Speaking of future children, we are cleared to try again next month. I’m excited about this, but still scared. Some parents grieve differently than others, and I feel as if how Stevie and I are grieving includes having healthy children as part of our own healing process. The anencephaly community I am a part of on facebook uses the term “rainbow baby” when referring to the healthy baby a mother has after losing one. Stevie and I want our rainbow baby.
We are doing a lot to keep Kassidy’s memory alive. She will always be our first baby. Our rainbow baby will never be referred to as our first. I’ve planned it out so that when someone asks I will always say, “__(Rainbow)__ is our second child, we have an angel in heaven.” Yesterday I visited Kassidy’s grave.
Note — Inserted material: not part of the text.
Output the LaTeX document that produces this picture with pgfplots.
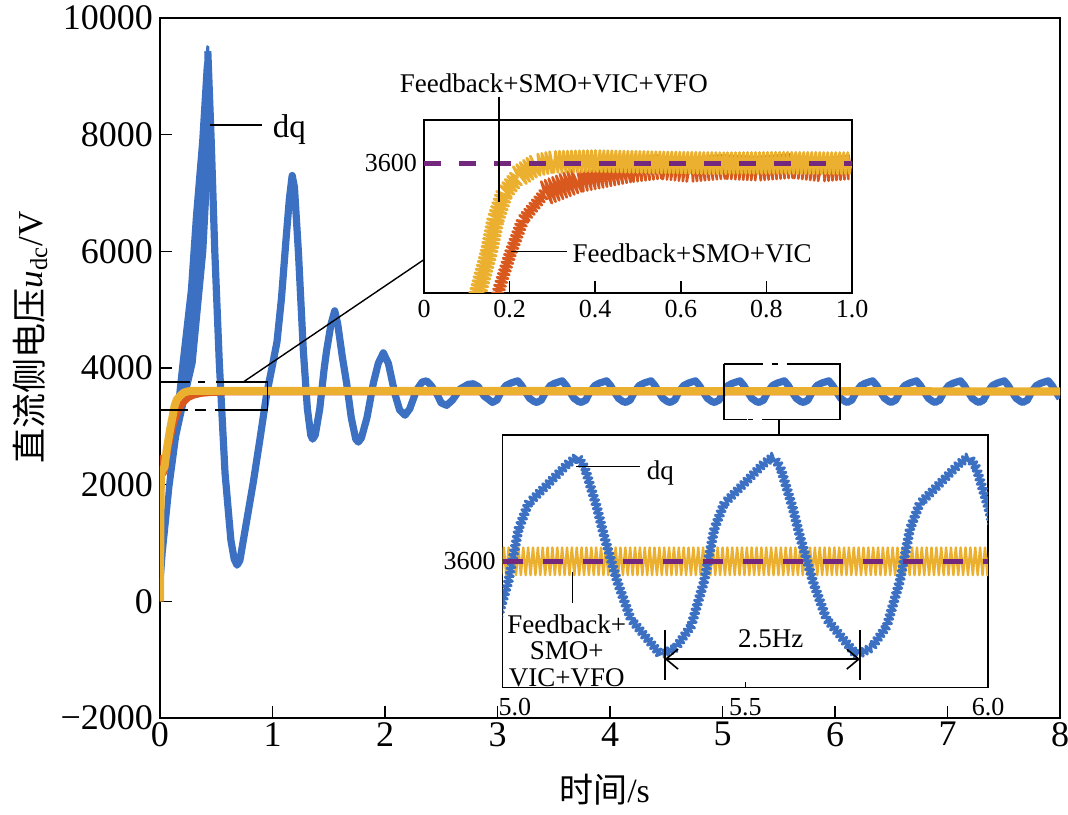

I placed a tiny pink stocking there. She also has her five lavender daises, some pink and white metal daisies in the ground at each corner of her resting place, a pink Christmas tree and a tiny snowman. I’ll visit her today as well since it is her due date.
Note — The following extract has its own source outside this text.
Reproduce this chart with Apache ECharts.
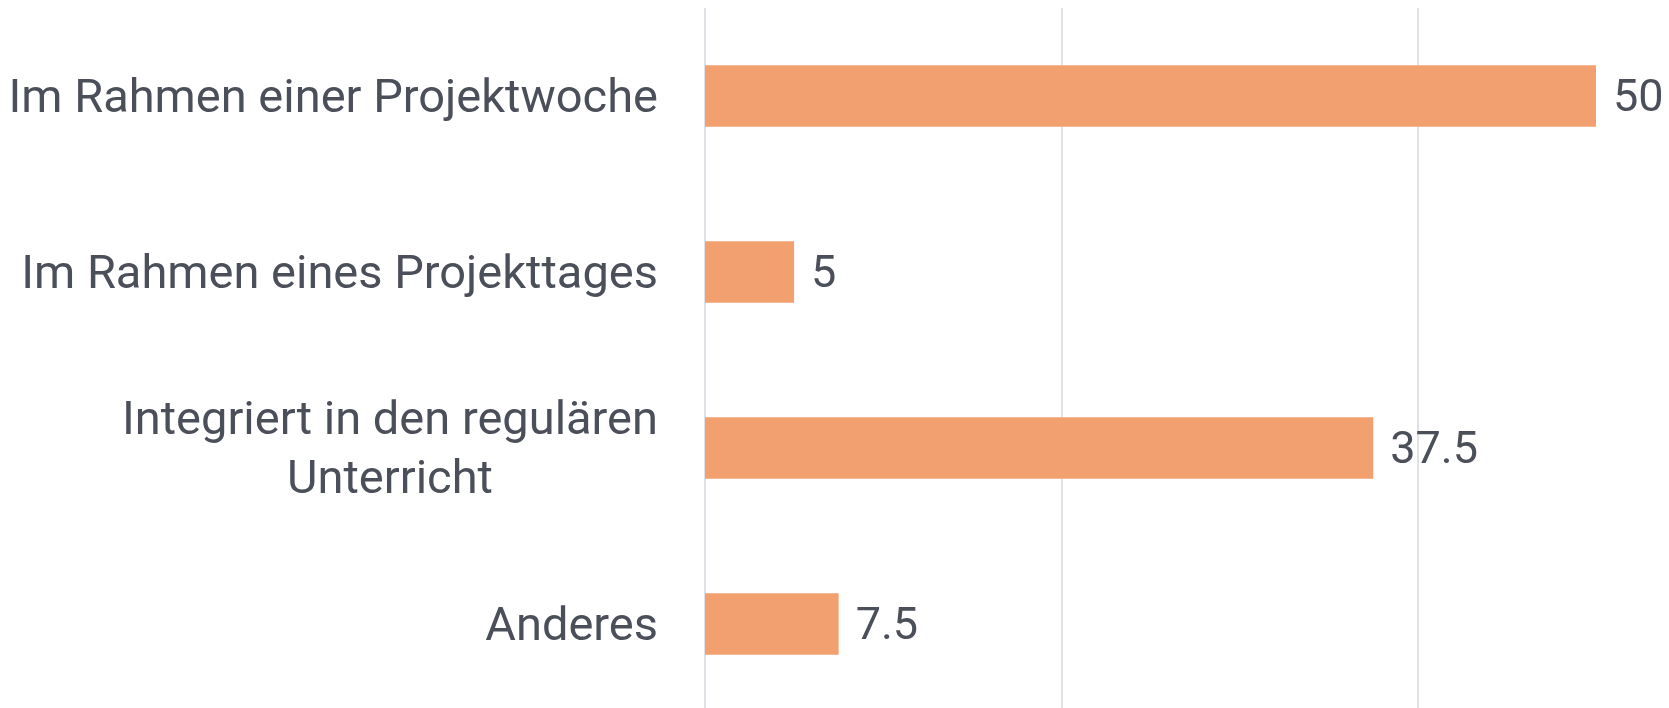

My progress on Kassidy’s book as slowed down a bit with the holidays coming up. I’ve had a lot of distractions. It saddens me when I realize I have gone a few days without typing one word, I feel guilt. I never imagined feeling guilt during the grieving period. It’s amazing how it strikes you and breaks you down into tears. You feel guilty for trying to move on…for laughing sometimes.
As always, thanks for family and friends for the prayers and kindness over the past year. It’s kept us strong in our faith.